Green, however, decided such homes were not a desirable or dignified choice.

As a result, the state-and county-led housing relief plan for wildfire evacuees remains more challenging and could take longer than expected to achieve.

U.S. Rep. Ed Case, during an April 10 congressional budget hearing for the U.S. Department of Homeland Security that includes FEMA, called the sought-after 1, 000 homes desperately needed because not enough existing housing on Maui is available to temporarily rehouse fire evacuees.

A large part of the rehousing effort has involved FEMA leasing existing homes, which is inflating rents and displacing some Maui residents in favor of fire survivors.

Case, who noted that Bissen was in the room for the hearing, said FEMA's help with Maui fire recovery has been tremendous and praiseworthy.

The agency as of earlier this month had approved $49 million for survivor assistance, including $21 million in rent assistance, and has spent over $1.7 billion for debris removal and other work carried out by other federal entities. FEMA also is helping to pay for the reconstruction of a state library and low-income housing project destroyed in Lahaina.

Still, Case urged Homeland Security Secretary Alejandro Mayorkas to have FEMA depart more from its standard approach to emergency relief housing.

"It's not really going to do the job, " Case said. "The very unique circumstances of the Maui housing market make it very difficult for you to follow your standard approach."

Mayorkas acknowledged the challenge, but was noncommittal on building more homes. "We are looking at all our options, " he said.

U.S. Rep. Jill Tokuda, whose district includes Maui, also has pressed federal officials to build more temporary homes and not rely so much on FEMA leasing existing homes.

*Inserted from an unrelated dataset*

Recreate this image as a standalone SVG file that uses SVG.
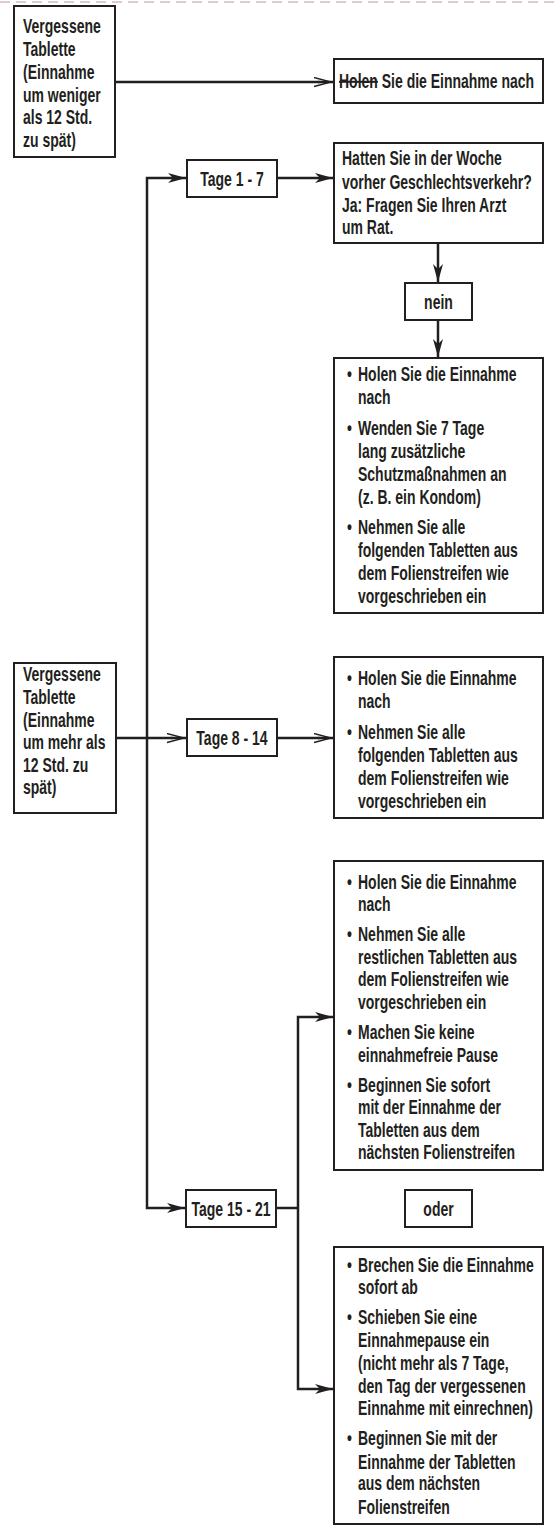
<svg xmlns="http://www.w3.org/2000/svg" width="559" height="1526" viewBox="0 0 559 1526">
<style>
.t{font-family:"Liberation Sans",Arial,sans-serif;font-weight:bold;font-size:20px;fill:#231f20}
.c{text-anchor:middle}
.box{fill:#fff;stroke:#231f20;stroke-width:2}
.ln{stroke:#231f20;stroke-width:2.5;fill:none}
</style>
<defs>
<marker id="ah" markerUnits="userSpaceOnUse" markerWidth="20" markerHeight="12" refX="18" refY="5" orient="auto-start-reverse">
<path d="M0,0 L18,5 L0,10 L5,5 z" fill="#231f20"/>
</marker>
<marker id="ao" markerUnits="userSpaceOnUse" markerWidth="24" markerHeight="12" refX="22" refY="5" orient="auto">
<path d="M2,0.5 L19,5 L2,9.5" fill="none" stroke="#231f20" stroke-width="1.4"/>
<path d="M6,3.8 L19,5 L6,6.2 z" fill="#231f20"/>
</marker>
</defs>
<rect width="559" height="1526" fill="#fff"/>
<line x1="0" y1="2" x2="559" y2="2" stroke="#d6b8ca" stroke-width="1.5" stroke-dasharray="10 6"/>

<g id="connectors">
<line class="ln" x1="115" y1="82" x2="334" y2="82" marker-end="url(#ao)"/>
<path class="ln" d="M186,178 H147 V1208 H185" marker-start="url(#ah)" marker-end="url(#ah)"/>
<line class="ln" x1="277" y1="178" x2="333" y2="178" marker-end="url(#ah)"/>
<line class="ln" x1="438" y1="243" x2="438" y2="282" marker-end="url(#ah)"/>
<line class="ln" x1="438" y1="320" x2="438" y2="357" marker-end="url(#ah)"/>
<line class="ln" x1="116" y1="738" x2="187" y2="738" marker-end="url(#ao)"/>
<line class="ln" x1="277" y1="738" x2="334" y2="738" marker-end="url(#ao)"/>
<line class="ln" x1="276" y1="1208" x2="298" y2="1208"/>
<path class="ln" d="M333,1017 H298 V1389 H333" marker-start="url(#ah)" marker-end="url(#ah)"/>
</g>

<g id="n-weniger">
<rect class="box" x="14" y="6" width="101" height="151"/>
<text class="t" transform="translate(23 0) scale(0.7 1)">
<tspan x="0" y="33">Vergessene</tspan>
<tspan x="0" y="56">Tablette</tspan>
<tspan x="0" y="79">(Einnahme</tspan>
<tspan x="0" y="102">um weniger</tspan>
<tspan x="0" y="124">als 12 Std.</tspan>
<tspan x="0" y="147">zu spät)</tspan>
</text>
</g>

<g id="n-holen">
<rect class="box" x="334" y="59" width="209" height="44"/>
<text class="t" transform="translate(339 0) scale(0.7 1)" y="88"><tspan style="text-decoration:line-through">Holen</tspan> Sie die Einnahme nach</text>
</g>

<g id="n-tage1">
<rect class="box" x="187" y="160" width="90" height="37"/>
<text class="t c" transform="translate(232 0) scale(0.7 1)" x="0" y="186">Tage 1 - 7</text>
</g>

<g id="n-hatten">
<rect class="box" x="334" y="143" width="209" height="100"/>
<text class="t" transform="translate(342 0) scale(0.7 1)">
<tspan x="0" y="165">Hatten Sie in der Woche</tspan>
<tspan x="0" y="189">vorher Geschlechtsverkehr?</tspan>
<tspan x="0" y="212">Ja: Fragen Sie Ihren Arzt</tspan>
<tspan x="0" y="234">um Rat.</tspan>
</text>
</g>

<g id="n-nein">
<rect class="box" x="405" y="283" width="67" height="37"/>
<text class="t c" transform="translate(438.5 0) scale(0.7 1)" x="0" y="309">nein</text>
</g>

<g id="n-tage1-result">
<rect class="box" x="334" y="358" width="209" height="255"/>
<text class="t" transform="translate(358 0) scale(0.7 1)">
<tspan x="-15.7" y="381">•</tspan><tspan x="0" y="381">Holen Sie die Einnahme</tspan>
<tspan x="0" y="404">nach</tspan>
<tspan x="-15.7" y="435">•</tspan><tspan x="0" y="435">Wenden Sie 7 Tage</tspan>
<tspan x="0" y="458">lang zusätzliche</tspan>
<tspan x="0" y="481">Schutzmaßnahmen an</tspan>
<tspan x="0" y="504">(z. B. ein Kondom)</tspan>
<tspan x="-15.7" y="534">•</tspan><tspan x="0" y="534">Nehmen Sie alle</tspan>
<tspan x="0" y="557">folgenden Tabletten aus</tspan>
<tspan x="0" y="580">dem Folienstreifen wie</tspan>
<tspan x="0" y="603">vorgeschrieben ein</tspan>
</text>
</g>

<g id="n-mehr">
<rect class="box" x="14" y="663" width="102" height="150"/>
<text class="t" transform="translate(23 0) scale(0.7 1)">
<tspan x="0" y="681">Vergessene</tspan>
<tspan x="0" y="704">Tablette</tspan>
<tspan x="0" y="727">(Einnahme</tspan>
<tspan x="0" y="749">um mehr als</tspan>
<tspan x="0" y="772">12 Std. zu</tspan>
<tspan x="0" y="794">spät)</tspan>
</text>
</g>

<g id="n-tage8">
<rect class="box" x="187" y="719" width="90" height="37"/>
<text class="t c" transform="translate(232 0) scale(0.7 1)" x="0" y="745">Tage 8 - 14</text>
</g>

<g id="n-tage8-result">
<rect class="box" x="334" y="657" width="209" height="161"/>
<text class="t" transform="translate(358 0) scale(0.7 1)">
<tspan x="-15.7" y="685">•</tspan><tspan x="0" y="685">Holen Sie die Einnahme</tspan>
<tspan x="0" y="708">nach</tspan>
<tspan x="-15.7" y="739">•</tspan><tspan x="0" y="739">Nehmen Sie alle</tspan>
<tspan x="0" y="762">folgenden Tabletten aus</tspan>
<tspan x="0" y="785">dem Folienstreifen wie</tspan>
<tspan x="0" y="808">vorgeschrieben ein</tspan>
</text>
</g>

<g id="n-tage15-a">
<rect class="box" x="334" y="861" width="209" height="309"/>
<text class="t" transform="translate(358 0) scale(0.7 1)">
<tspan x="-15.7" y="889">•</tspan><tspan x="0" y="889">Holen Sie die Einnahme</tspan>
<tspan x="0" y="911">nach</tspan>
<tspan x="-15.7" y="941">•</tspan><tspan x="0" y="941">Nehmen Sie alle</tspan>
<tspan x="0" y="964">restlichen Tabletten aus</tspan>
<tspan x="0" y="986">dem Folienstreifen wie</tspan>
<tspan x="0" y="1009">vorgeschrieben ein</tspan>
<tspan x="-15.7" y="1039">•</tspan><tspan x="0" y="1039">Machen Sie keine</tspan>
<tspan x="0" y="1062">einnahmefreie Pause</tspan>
<tspan x="-15.7" y="1092">•</tspan><tspan x="0" y="1092">Beginnen Sie sofort</tspan>
<tspan x="0" y="1114">mit der Einnahme der</tspan>
<tspan x="0" y="1137">Tabletten aus dem</tspan>
<tspan x="0" y="1159">nächsten Folienstreifen</tspan>
</text>
</g>

<g id="n-tage15">
<rect class="box" x="186" y="1190" width="90" height="37"/>
<text class="t c" transform="translate(231 0) scale(0.7 1)" x="0" y="1216">Tage 15 - 21</text>
</g>

<g id="n-oder">
<rect class="box" x="405" y="1190" width="67" height="37"/>
<text class="t c" transform="translate(438.5 0) scale(0.7 1)" x="0" y="1216">oder</text>
</g>

<g id="n-tage15-b">
<rect class="box" x="334" y="1247" width="209" height="277"/>
<text class="t" transform="translate(358 0) scale(0.7 1)">
<tspan x="-15.7" y="1272">•</tspan><tspan x="0" y="1272">Brechen Sie die Einnahme</tspan>
<tspan x="0" y="1294">sofort ab</tspan>
<tspan x="-15.7" y="1324">•</tspan><tspan x="0" y="1324">Schieben Sie eine</tspan>
<tspan x="0" y="1347">Einnahmepause ein</tspan>
<tspan x="0" y="1370">(nicht mehr als 7 Tage,</tspan>
<tspan x="0" y="1393">den Tag der vergessenen</tspan>
<tspan x="0" y="1415">Einnahme mit einrechnen)</tspan>
<tspan x="-15.7" y="1445">•</tspan><tspan x="0" y="1445">Beginnen Sie mit der</tspan>
<tspan x="0" y="1469">Einnahme der Tabletten</tspan>
<tspan x="0" y="1490">aus dem nächsten</tspan>
<tspan x="0" y="1514">Folienstreifen</tspan>
</text>
</g>
</svg>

"We need to have these temporary housing structures available, " she said in an interview. "It is going to take people years to be able to rebuild their homes."

Bissen has also let FEMA know how crucial it is to have new temporary homes for survivors of the fire that destroyed around 3, 500 residences and killed 101 people.

"A pre-existing shortage of housing units has only been exacerbated by the loss of homes due to the wildfires, " he said in a statement in March shortly after appearing before the U.S. Senate Committee on Homeland Security and Government Affairs. "Now, paired with the unintended displacement of local tenants due to rental rates inflation and already displaced fire victims, we are in critical need of federal support to increase capacity for long-term housing options to house fire victims."

Big ask Much was made of a partnership announced in early January where Green said FEMA was designing multiple sites to house up to 500 households as part of an effort between the agency, the state, Maui County and nonprofit organizations to provide 3, 000 homes for fire survivors by July 1.

"This partnership is unprecedented and critical to our collective success as a state, " Green said in a statement announcing the partnership.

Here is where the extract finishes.